Slide 52 of 52
Notes:
It is not clear that any one approach best serves all applications.
Each has distinct advantages and disadvantages, and both relational and OO approaches are evolving rapidly now. It is important to recognize and understand the trade-offs in each approach, and fit those trade-offs to your application requirements.
The greatest immediate GIS issue in 1998 is not the OO v.R issue, but the provision of secure, distributed GIS data repositories and WWW access capabilities. As it happens, these are both areas where the OO approach has very significant potential advantages, but we will have to see whether the OO GIS vendors can turn this potential into practical products faster than much bigger companies who are throwing money and resources at staying ahead despite their innate disadvantages.

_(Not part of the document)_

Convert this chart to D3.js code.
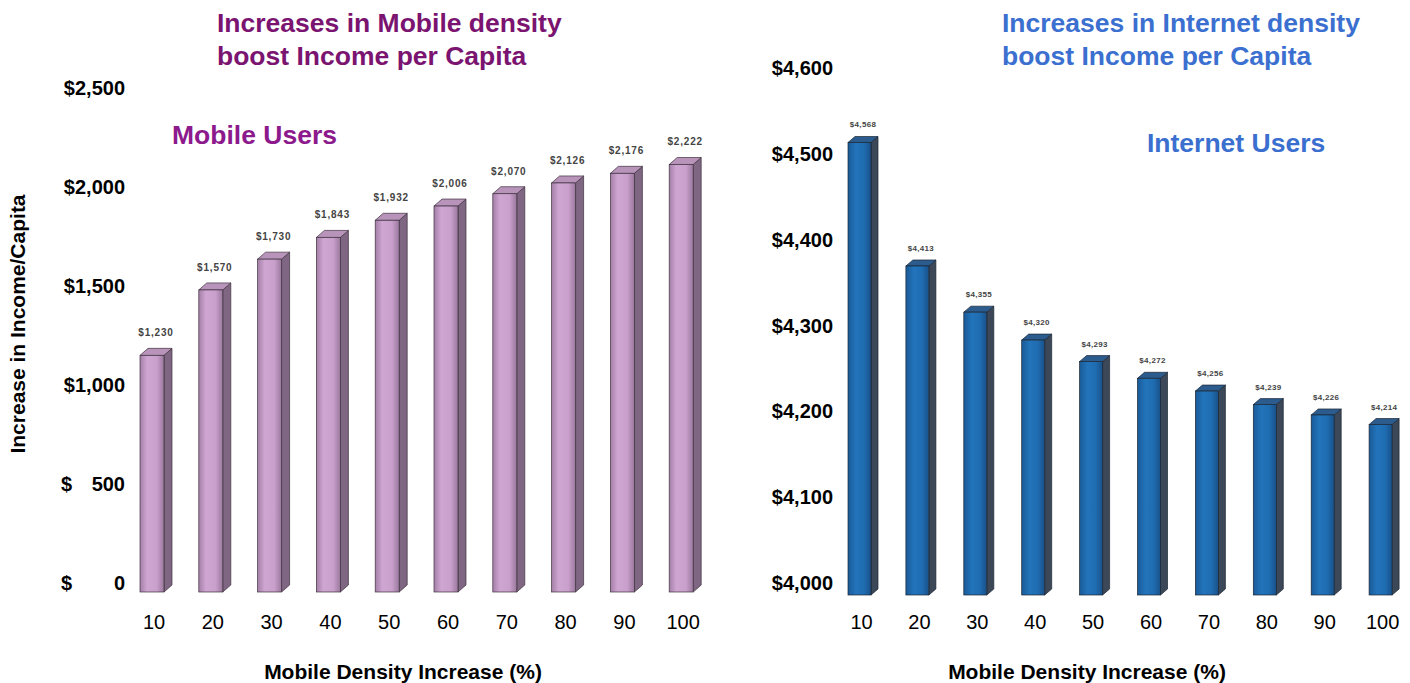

ISO TC211 and OGC are developing standards, but we know that a 'full set' to cover a commercially sensible amount of a product such as Gothic cannot be done within 10 years. Also, this 'full set' covers several quite different levels of abstraction and overlaps significantly with non-spatial data warehousing and with generic WWW proposals, e.g. unique identity, metadata, catalogues etc.
Thus we can confidently expect that the entire software landscape will be radically different before and if the full OGC 'componentisation' architecture is available. One possibility is 'Java everywhere' coupled with generic middleware and replication which could entirely hide the current distinction between fat and thin servers.